Editorial

Case histories: On National Health Protection Scheme

The government’s intention to launch the world’s largest health insurance programme, the National Health Protection Scheme, raises an important issue. Should the focus be on the demand side of health-care finance when the supply side, the public health infrastructure, is in a shambles? Experience with insurance schemes, such as the Centre’s Rashtriya Swasthya Bima Yojana and Andhra Pradesh’s Rajiv Aarogyasri, show how demand side interventions can miss the mark. While the RSBY and Aarogyasri did improve access to health-care overall, they failed to reach the most vulnerable sections. At times they led to unnecessary medical procedures and increased out-of-pocket expenditure for poor people, both of which are undesirable outcomes. These showed that unless the public health system can compete with the private in utilising funds from such insurance schemes, medical care will remain elusive for those who need it most. Policymakers behind the NHPS, which will cost the government around ₹5,000 crore in its first year, must take heed.

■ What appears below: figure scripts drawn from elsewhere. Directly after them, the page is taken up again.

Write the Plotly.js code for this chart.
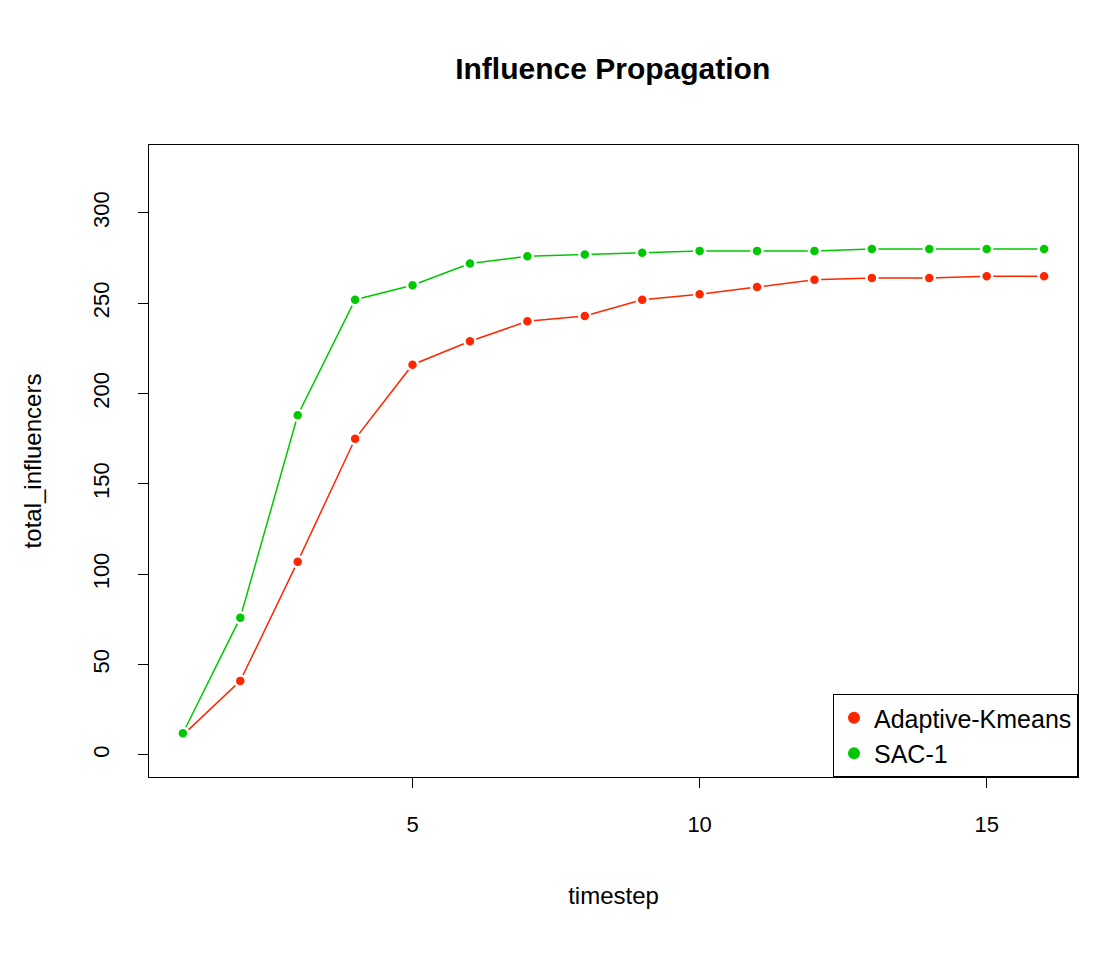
<!DOCTYPE html>
<html><head><script src="https://cdn.plot.ly/plotly-3.0.1.min.js"></script>
<style>body{margin:0}</style></head><body>
<div id="c" style="width:1104px;height:960px"></div>
<script>
const timestep=[1,2,3,4,5,6,7,8,9,10,11,12,13,14,15,16];
const adaptiveKmeans=[11,41,107,175,216,229,240,243,252,255,259,263,264,264,265,265];
const sac1=[12,76,188,252,260,272,276,277,278,279,279,279,280,280,280,280];
const font={family:"Liberation Sans, Arial, sans-serif",color:"#000"};
function tr(name,y,col){return {x:timestep,y:y,name:name,mode:"lines+markers",showlegend:false,
 line:{color:col,width:1.5},marker:{color:col,size:11,line:{color:"white",width:2.5}}};}
function lg(name,col){return {x:[null],y:[null],name:name,mode:"markers",marker:{color:col,size:12}};}
Plotly.newPlot("c",[tr("Adaptive-Kmeans",adaptiveKmeans,"#ff2600"),tr("SAC-1",sac1,"#00c800"),
 lg("Adaptive-Kmeans","#ff2600"),lg("SAC-1","#00c800")],{
 width:1104,height:960,paper_bgcolor:"white",plot_bgcolor:"white",font:Object.assign({size:22},font),
 margin:{l:149,r:26,t:145,b:183},
 title:{text:"<b>Influence Propagation</b>",font:Object.assign({size:30},font),x:0.555,xanchor:"center",y:0.929,yanchor:"middle"},
 xaxis:{range:[0.41,16.59],tickvals:[5,10,15],ticks:"outside",ticklen:10,tickcolor:"#000",showgrid:false,zeroline:false,ticklabelstandoff:18,
  showline:true,mirror:true,linecolor:"#000",linewidth:1,title:{text:"timestep",font:Object.assign({size:24},font),standoff:50}},
 yaxis:{range:[-12.2,337.6],tickvals:[0,50,100,150,200,250,300],ticks:"outside",ticklen:10,tickcolor:"#000",tickangle:-90,showgrid:false,zeroline:false,ticklabelstandoff:20,
  showline:true,mirror:true,linecolor:"#000",linewidth:1,title:{text:"total_influencers",font:Object.assign({size:24},font),standoff:40}},
 legend:{x:1,xanchor:"right",y:0,yanchor:"bottom",bordercolor:"#000",borderwidth:1,bgcolor:"white",itemwidth:30,
  font:Object.assign({size:25},font)},
 showlegend:true
},{displayModeBar:false});
</script></body></html>
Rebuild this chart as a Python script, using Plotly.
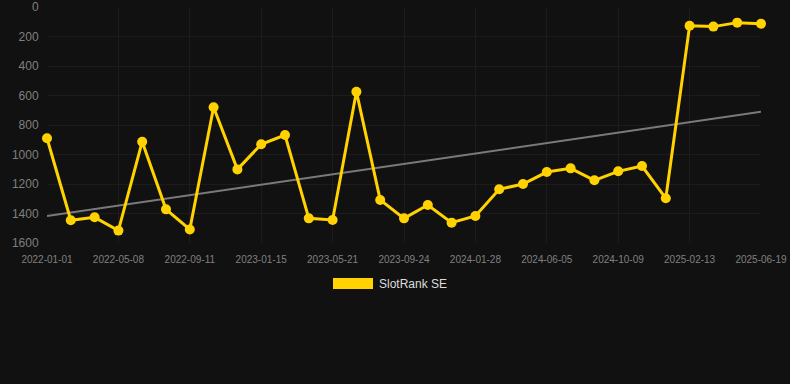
import plotly.graph_objects as go

dates = ["2022-01-01", "2022-02-12", "2022-03-26", "2022-05-08", "2022-06-19", "2022-07-31",
         "2022-09-11", "2022-10-23", "2022-12-04", "2023-01-15", "2023-02-26", "2023-04-09",
         "2023-05-21", "2023-07-02", "2023-08-13", "2023-09-24", "2023-11-05", "2023-12-17",
         "2024-01-28", "2024-03-11", "2024-04-23", "2024-06-05", "2024-07-17", "2024-08-28",
         "2024-10-09", "2024-11-20", "2025-01-01", "2025-02-13", "2025-03-27", "2025-05-08",
         "2025-06-19"]
rank = [890, 1446, 1426, 1516, 913, 1372, 1508, 680, 1101, 931, 868, 1433, 1444, 574, 1308,
        1433, 1342, 1462, 1417, 1236, 1200, 1119, 1094, 1175, 1114, 1078, 1297, 127, 133, 106, 113]
trend_x = [dates[0], dates[-1]]
trend_y = [1417, 710]
tick_labels = dates[::3]
y_ticks = [0, 200, 400, 600, 800, 1000, 1200, 1400, 1600]
series_name = "SlotRank SE"

GOLD = "#FFD200"
BG = "#111111"
GRID = "#1c1c1c"

fig = go.Figure()
fig.add_trace(go.Scatter(x=trend_x, y=trend_y, mode="lines",
                         line=dict(color="#7a7a7a", width=2), showlegend=False,
                         hoverinfo="skip", cliponaxis=False))
fig.add_trace(go.Scatter(x=dates, y=rank, mode="lines+markers", name=series_name,
                         line=dict(color=GOLD, width=3),
                         marker=dict(color=GOLD, size=10),
                         cliponaxis=False, showlegend=False))

fig.update_layout(
    width=790, height=384,
    paper_bgcolor=BG, plot_bgcolor=BG,
    margin=dict(l=47, r=29, t=7, b=141),
    font=dict(family="Liberation Sans, Arial, sans-serif", color="#808080"),
    xaxis=dict(type="category", categoryorder="array", categoryarray=dates,
               range=[0, len(dates) - 1], tickmode="array", tickvals=tick_labels,
               ticktext=tick_labels, showgrid=True, gridcolor=GRID, gridwidth=1,
               zeroline=False, showline=False, ticks="outside", ticklen=7,
               tickcolor=BG, tickfont=dict(size=10, color="#808080"), automargin=False),
    yaxis=dict(range=[1600, 0], tickmode="array", tickvals=y_ticks,
               showgrid=True, gridcolor=GRID, gridwidth=1, zeroline=False,
               showline=False, ticks="outside", ticklen=5, tickcolor=BG,
               tickfont=dict(size=12, color="#808080"), automargin=False),
    showlegend=False,
)

# legend-like marker below the chart
fig.add_shape(type="rect", xref="paper", yref="paper",
              x0=(333 - 47) / 714, x1=(373 - 47) / 714,
              y0=(243 - 278) / 236, y1=(243 - 289) / 236,
              fillcolor=GOLD, line=dict(width=0))
fig.add_annotation(xref="paper", yref="paper", x=(377 - 47) / 714, y=(243 - 284) / 236,
                   text=series_name, showarrow=False, xanchor="left", yanchor="middle",
                   font=dict(size=12, color="#dddddd"))

fig.write_html("out.html")
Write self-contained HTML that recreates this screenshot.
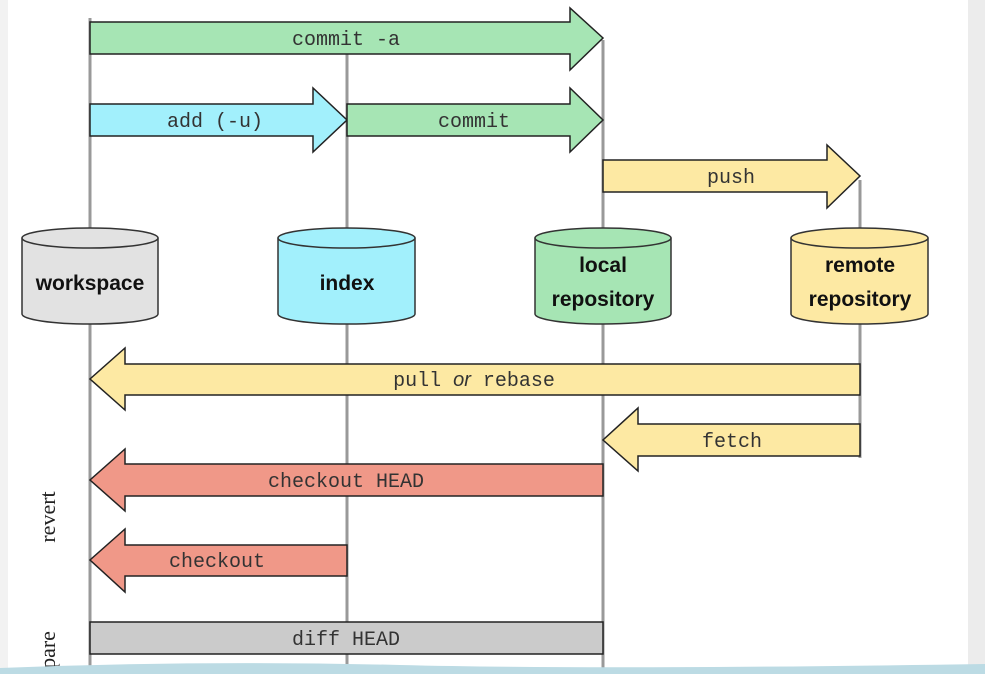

Both RSBY and Aarogyasri are cashless hospitalisation schemes. While both benefited people living below the poverty line, over-reliance on private hospitals and poor monitoring watered down their impact. According to one Gujarat-based study, a majority of RSBY insured patients ended up spending about 10% of their annual income during hospitalisation, because hospitals still charged them, unsure as they were when they would be compensated. A study in Andhra Pradesh found that beneficiaries spent more from their own pockets under Aarogyasri. They spent most of their money on outpatient care, and Aarogyasri didn’t tackle this adequately. Possibly the most problematic fallout was mass hysterectomies done in Andhra Pradesh. Between 2008 and 2010, private hospitals removed the uteri of thousands of women unnecessarily, to make a quick buck. Thus, perverse incentives can drive the private sector to sabotage schemes that are not well monitored. The second problem with over-reliance on the private sector is that it limits the reach of such programmes. Evidence from RSBY and Aarogyasri shows that as distance from empanelled hospitals grew in Andhra and Gujarat, fewer people benefited from them — most empanelled hospitals are private and urban. Scheduled Tribe and rural households typically missed out, while richer quintiles of the population benefited. There can be much gained from the NHPS if the government views it as the first step towards universal health care, rather than a panacea to all of India’s health-care woes. The second, and a long-awaited, step is to reform the public health system. Without this, an insurance scheme, no matter how ambitious, will be a band-aid.